___ INFORMATION SHOWN

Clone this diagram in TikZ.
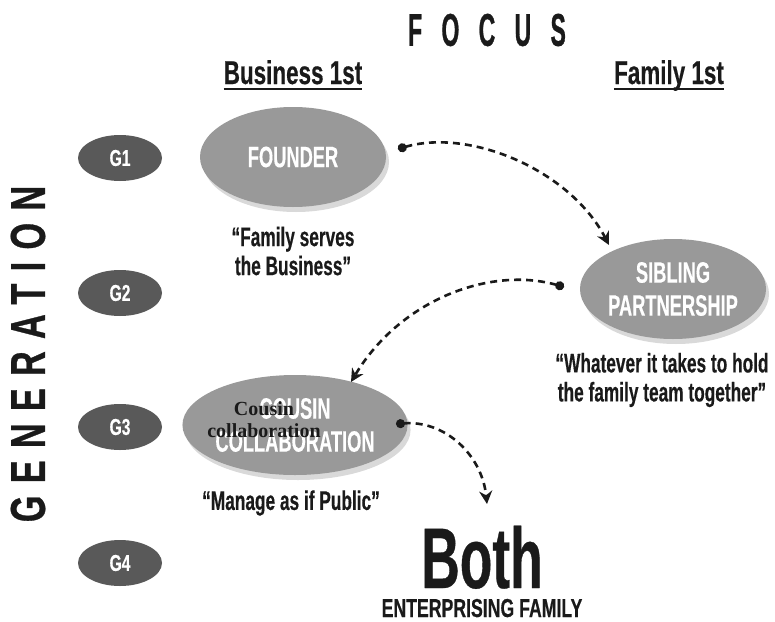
\documentclass[tikz,border=0pt]{standalone}
\usepackage{fontspec}
\setmainfont{Liberation Sans}
\newfontfamily\cond[FakeStretch=0.68,FakeBold=0.4]{Liberation Sans}
\newfontfamily\condq[FakeStretch=0.64,FakeBold=0.4]{Liberation Sans}
\newfontfamily\conds[FakeStretch=0.62,FakeBold=0.3]{Liberation Sans}
\newfontfamily\condx[FakeStretch=0.5,FakeBold=0.6,LetterSpace=42]{Liberation Sans}
\newfontfamily\condg[FakeStretch=0.7,FakeBold=0.6,LetterSpace=25]{Liberation Sans}
\newfontfamily\condb[FakeStretch=0.62,FakeBold=0.4]{Liberation Sans}
\newfontfamily\serifb{Liberation Serif}
\usetikzlibrary{shapes.geometric,shadows,arrows.meta}
\definecolor{bigfill}{HTML}{999999}
\definecolor{genfill}{HTML}{595959}
\definecolor{ink}{HTML}{1A1A1A}
\tikzset{
  stage/.style={ellipse, fill=bigfill, minimum width=186pt, minimum height=100pt,
    inner sep=0pt, text=white, align=center,
    font=\conds\bfseries\fontsize{29.5}{33}\selectfont,
    drop shadow={opacity=0.3, shadow xshift=3pt, shadow yshift=-5pt}},
  gen/.style={ellipse, fill=genfill, minimum width=84pt, minimum height=46pt,
    inner sep=0pt, text=white, font=\cond\bfseries\fontsize{23}{25}\selectfont},
  quote/.style={align=center, text=ink, inner sep=0pt,
    font=\condq\bfseries\fontsize{27}{29}\selectfont},
  head/.style={text=ink, inner sep=0pt, text depth=0pt, font=\cond\bfseries\fontsize{33}{36}\selectfont},
  uline/.style={line width=2.2pt, ink},
  flow/.style={dash pattern=on 7pt off 5pt, line width=2.6pt, ink,
    {Circle[length=9pt]}-{Stealth[length=13pt,width=13pt]}}
}
\begin{document}
\begin{tikzpicture}[x=1pt,y=-1pt]
\useasboundingbox (0,0) rectangle (775,621);
% titles
\node[text=ink, inner sep=0pt, font=\condx\bfseries\fontsize{46}{48}\selectfont] (focus) at (487,30) {FOCUS};
\node[head, anchor=base] (bus) at (293,84) {Business 1st};
\node[head, anchor=base] (fam) at (669,84) {Family 1st};
\draw[uline] ([yshift=-5pt]bus.base west) -- ([yshift=-5pt]bus.base east);
\draw[uline] ([yshift=-5pt]fam.base west) -- ([yshift=-5pt]fam.base east);
\node[text=ink, inner sep=0pt, rotate=90, font=\condg\bfseries\fontsize{49}{51}\selectfont] (genlbl) at (28,354) {GENERATION};
% generation ovals
\node[gen] (g1) at (120,158) {G1};
\node[gen] (g2) at (120,293) {G2};
\node[gen] (g3) at (120,427) {G3};
\node[gen] (g4) at (120,563) {G4};
% stages
\node[stage] (founder) at (293,157) {FOUNDER};
\node[stage] (sibling) at (673,289) {SIBLING\\PARTNERSHIP};
\node[stage] (cousin) at (295,425) {COUSIN\\COLLABORATION};
\node[align=center, inner sep=0pt, text=ink, font=\serifb\bfseries\fontsize{20}{22}\selectfont] (cousinov) at (264,420) {Cousin\\collaboration};
% quotes
\node[quote] (q1) at (293,251) {“Family serves\\the Business”};
\node[quote] (q2) at (662,380) {“Whatever it takes to hold\\the family team together”};
\node[quote] (q3) at (291,503) {“Manage as if Public”};
\node[text=ink, inner sep=0pt, anchor=base, font=\condb\bfseries\fontsize{86}{88}\selectfont] (both) at (482,588) {Both};
\node[text=ink, inner sep=0pt, anchor=base, font=\cond\bfseries\fontsize{26}{28}\selectfont] (ent) at (482,617) {ENTERPRISING FAMILY};
% connectors
\coordinate (a1s) at (398,149);
\coordinate (a1e) at (609,245);
\coordinate (a2s) at (564,287);
\coordinate (a2e) at (351,382);
\coordinate (a3s) at (396,424);
\coordinate (a3e) at (487,504);
\draw[flow] (a1s) .. controls (470,128) and (570,170) .. (a1e);
\draw[flow] (a2s) .. controls (490,266) and (400,300) .. (a2e);
\draw[flow] (a3s) .. controls (445,420) and (482,455) .. (a3e);
\end{tikzpicture}
\end{document}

______

* _WRITTEN REQUEST_
Reproduce the whole listing above word for word, but not its pictures.

* _ANSWER TO THE EXERCISE_
Clone this diagram in TikZ.
\documentclass[tikz,border=0pt]{standalone}
\usepackage{fontspec}
\setmainfont{Liberation Sans}
\newfontfamily\cond[FakeStretch=0.68,FakeBold=0.4]{Liberation Sans}
\newfontfamily\condq[FakeStretch=0.64,FakeBold=0.4]{Liberation Sans}
\newfontfamily\conds[FakeStretch=0.62,FakeBold=0.3]{Liberation Sans}
\newfontfamily\condx[FakeStretch=0.5,FakeBold=0.6,LetterSpace=42]{Liberation Sans}
\newfontfamily\condg[FakeStretch=0.7,FakeBold=0.6,LetterSpace=25]{Liberation Sans}
\newfontfamily\condb[FakeStretch=0.62,FakeBold=0.4]{Liberation Sans}
\newfontfamily\serifb{Liberation Serif}
\usetikzlibrary{shapes.geometric,shadows,arrows.meta}
\definecolor{bigfill}{HTML}{999999}
\definecolor{genfill}{HTML}{595959}
\definecolor{ink}{HTML}{1A1A1A}
\tikzset{
  stage/.style={ellipse, fill=bigfill, minimum width=186pt, minimum height=100pt,
    inner sep=0pt, text=white, align=center,
    font=\conds\bfseries\fontsize{29.5}{33}\selectfont,
    drop shadow={opacity=0.3, shadow xshift=3pt, shadow yshift=-5pt}},
  gen/.style={ellipse, fill=genfill, minimum width=84pt, minimum height=46pt,
    inner sep=0pt, text=white, font=\cond\bfseries\fontsize{23}{25}\selectfont},
  quote/.style={align=center, text=ink, inner sep=0pt,
    font=\condq\bfseries\fontsize{27}{29}\selectfont},
  head/.style={text=ink, inner sep=0pt, text depth=0pt, font=\cond\bfseries\fontsize{33}{36}\selectfont},
  uline/.style={line width=2.2pt, ink},
  flow/.style={dash pattern=on 7pt off 5pt, line width=2.6pt, ink,
    {Circle[length=9pt]}-{Stealth[length=13pt,width=13pt]}}
}
\begin{document}
\begin{tikzpicture}[x=1pt,y=-1pt]
\useasboundingbox (0,0) rectangle (775,621);
% titles
\node[text=ink, inner sep=0pt, font=\condx\bfseries\fontsize{46}{48}\selectfont] (focus) at (487,30) {FOCUS};
\node[head, anchor=base] (bus) at (293,84) {Business 1st};
\node[head, anchor=base] (fam) at (669,84) {Family 1st};
\draw[uline] ([yshift=-5pt]bus.base west) -- ([yshift=-5pt]bus.base east);
\draw[uline] ([yshift=-5pt]fam.base west) -- ([yshift=-5pt]fam.base east);
\node[text=ink, inner sep=0pt, rotate=90, font=\condg\bfseries\fontsize{49}{51}\selectfont] (genlbl) at (28,354) {GENERATION};
% generation ovals
\node[gen] (g1) at (120,158) {G1};
\node[gen] (g2) at (120,293) {G2};
\node[gen] (g3) at (120,427) {G3};
\node[gen] (g4) at (120,563) {G4};
% stages
\node[stage] (founder) at (293,157) {FOUNDER};
\node[stage] (sibling) at (673,289) {SIBLING\\PARTNERSHIP};
\node[stage] (cousin) at (295,425) {COUSIN\\COLLABORATION};
\node[align=center, inner sep=0pt, text=ink, font=\serifb\bfseries\fontsize{20}{22}\selectfont] (cousinov) at (264,420) {Cousin\\collaboration};
% quotes
\node[quote] (q1) at (293,251) {“Family serves\\the Business”};
\node[quote] (q2) at (662,380) {“Whatever it takes to hold\\the family team together”};
\node[quote] (q3) at (291,503) {“Manage as if Public”};
\node[text=ink, inner sep=0pt, anchor=base, font=\condb\bfseries\fontsize{86}{88}\selectfont] (both) at (482,588) {Both};
\node[text=ink, inner sep=0pt, anchor=base, font=\cond\bfseries\fontsize{26}{28}\selectfont] (ent) at (482,617) {ENTERPRISING FAMILY};
% connectors
\coordinate (a1s) at (398,149);
\coordinate (a1e) at (609,245);
\coordinate (a2s) at (564,287);
\coordinate (a2e) at (351,382);
\coordinate (a3s) at (396,424);
\coordinate (a3e) at (487,504);
\draw[flow] (a1s) .. controls (470,128) and (570,170) .. (a1e);
\draw[flow] (a2s) .. controls (490,266) and (400,300) .. (a2e);
\draw[flow] (a3s) .. controls (445,420) and (482,455) .. (a3e);
\end{tikzpicture}
\end{document}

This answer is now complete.